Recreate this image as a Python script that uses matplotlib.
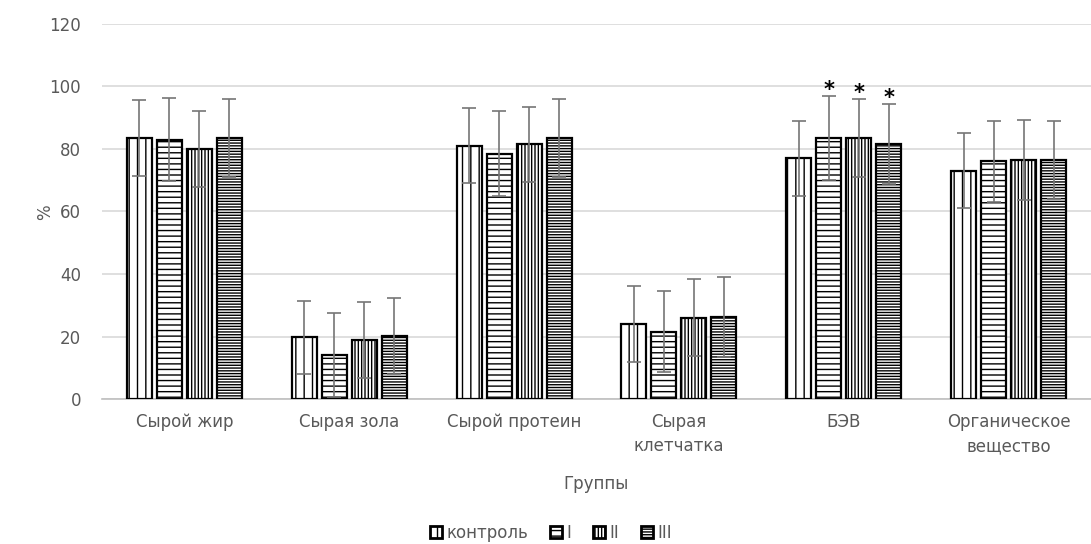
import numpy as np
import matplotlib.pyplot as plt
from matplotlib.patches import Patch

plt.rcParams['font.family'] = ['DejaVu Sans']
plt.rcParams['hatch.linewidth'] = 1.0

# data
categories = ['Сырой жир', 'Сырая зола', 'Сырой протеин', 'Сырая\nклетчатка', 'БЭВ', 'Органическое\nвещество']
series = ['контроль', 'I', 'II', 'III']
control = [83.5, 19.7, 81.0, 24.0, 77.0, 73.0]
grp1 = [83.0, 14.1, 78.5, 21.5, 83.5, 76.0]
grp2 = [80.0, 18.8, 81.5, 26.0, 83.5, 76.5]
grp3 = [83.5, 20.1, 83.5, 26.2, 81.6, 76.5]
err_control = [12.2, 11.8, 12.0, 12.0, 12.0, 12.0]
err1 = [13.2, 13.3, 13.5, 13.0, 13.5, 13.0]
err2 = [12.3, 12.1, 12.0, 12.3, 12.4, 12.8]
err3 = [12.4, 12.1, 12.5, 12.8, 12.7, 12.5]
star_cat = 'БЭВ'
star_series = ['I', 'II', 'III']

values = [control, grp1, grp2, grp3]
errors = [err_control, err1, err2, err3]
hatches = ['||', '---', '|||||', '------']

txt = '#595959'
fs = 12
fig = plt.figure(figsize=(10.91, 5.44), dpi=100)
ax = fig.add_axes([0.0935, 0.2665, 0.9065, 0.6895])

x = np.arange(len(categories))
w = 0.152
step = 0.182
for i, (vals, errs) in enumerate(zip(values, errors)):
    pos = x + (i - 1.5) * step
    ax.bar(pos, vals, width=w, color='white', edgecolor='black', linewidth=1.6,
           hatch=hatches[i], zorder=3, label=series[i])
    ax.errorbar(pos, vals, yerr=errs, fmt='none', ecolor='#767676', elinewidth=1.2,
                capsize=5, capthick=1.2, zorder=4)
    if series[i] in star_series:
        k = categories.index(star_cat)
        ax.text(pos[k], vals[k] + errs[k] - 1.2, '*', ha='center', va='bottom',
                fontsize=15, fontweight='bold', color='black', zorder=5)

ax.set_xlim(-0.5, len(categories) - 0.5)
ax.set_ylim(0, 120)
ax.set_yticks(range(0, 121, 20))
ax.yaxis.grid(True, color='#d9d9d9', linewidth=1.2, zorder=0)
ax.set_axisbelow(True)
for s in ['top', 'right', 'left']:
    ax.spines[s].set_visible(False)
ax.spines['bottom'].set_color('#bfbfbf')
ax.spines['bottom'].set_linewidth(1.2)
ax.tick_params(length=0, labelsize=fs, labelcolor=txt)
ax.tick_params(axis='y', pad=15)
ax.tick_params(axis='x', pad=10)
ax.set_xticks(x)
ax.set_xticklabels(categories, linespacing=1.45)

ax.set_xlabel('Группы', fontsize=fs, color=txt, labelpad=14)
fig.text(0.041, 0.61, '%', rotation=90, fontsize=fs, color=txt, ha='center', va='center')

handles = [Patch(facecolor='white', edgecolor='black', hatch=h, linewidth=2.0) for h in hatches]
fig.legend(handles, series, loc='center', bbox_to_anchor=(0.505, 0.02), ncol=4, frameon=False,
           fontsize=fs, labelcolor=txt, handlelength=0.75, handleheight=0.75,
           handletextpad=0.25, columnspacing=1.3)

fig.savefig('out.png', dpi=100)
------------------------------------
» TO BE DONE
Repeat exactly and only the lines from the start of the data above through the line that holds "ax = fig.add_axes([0.0935, 0.2665, 0.9065, 0.6895])", inclusive. Pictures do not belong in the copy.

» SOLUTION BELOW
Recreate this image as a Python script that uses matplotlib.
import numpy as np
import matplotlib.pyplot as plt
from matplotlib.patches import Patch

plt.rcParams['font.family'] = ['DejaVu Sans']
plt.rcParams['hatch.linewidth'] = 1.0

# data
categories = ['Сырой жир', 'Сырая зола', 'Сырой протеин', 'Сырая\nклетчатка', 'БЭВ', 'Органическое\nвещество']
series = ['контроль', 'I', 'II', 'III']
control = [83.5, 19.7, 81.0, 24.0, 77.0, 73.0]
grp1 = [83.0, 14.1, 78.5, 21.5, 83.5, 76.0]
grp2 = [80.0, 18.8, 81.5, 26.0, 83.5, 76.5]
grp3 = [83.5, 20.1, 83.5, 26.2, 81.6, 76.5]
err_control = [12.2, 11.8, 12.0, 12.0, 12.0, 12.0]
err1 = [13.2, 13.3, 13.5, 13.0, 13.5, 13.0]
err2 = [12.3, 12.1, 12.0, 12.3, 12.4, 12.8]
err3 = [12.4, 12.1, 12.5, 12.8, 12.7, 12.5]
star_cat = 'БЭВ'
star_series = ['I', 'II', 'III']

values = [control, grp1, grp2, grp3]
errors = [err_control, err1, err2, err3]
hatches = ['||', '---', '|||||', '------']

txt = '#595959'
fs = 12
fig = plt.figure(figsize=(10.91, 5.44), dpi=100)
ax = fig.add_axes([0.0935, 0.2665, 0.9065, 0.6895])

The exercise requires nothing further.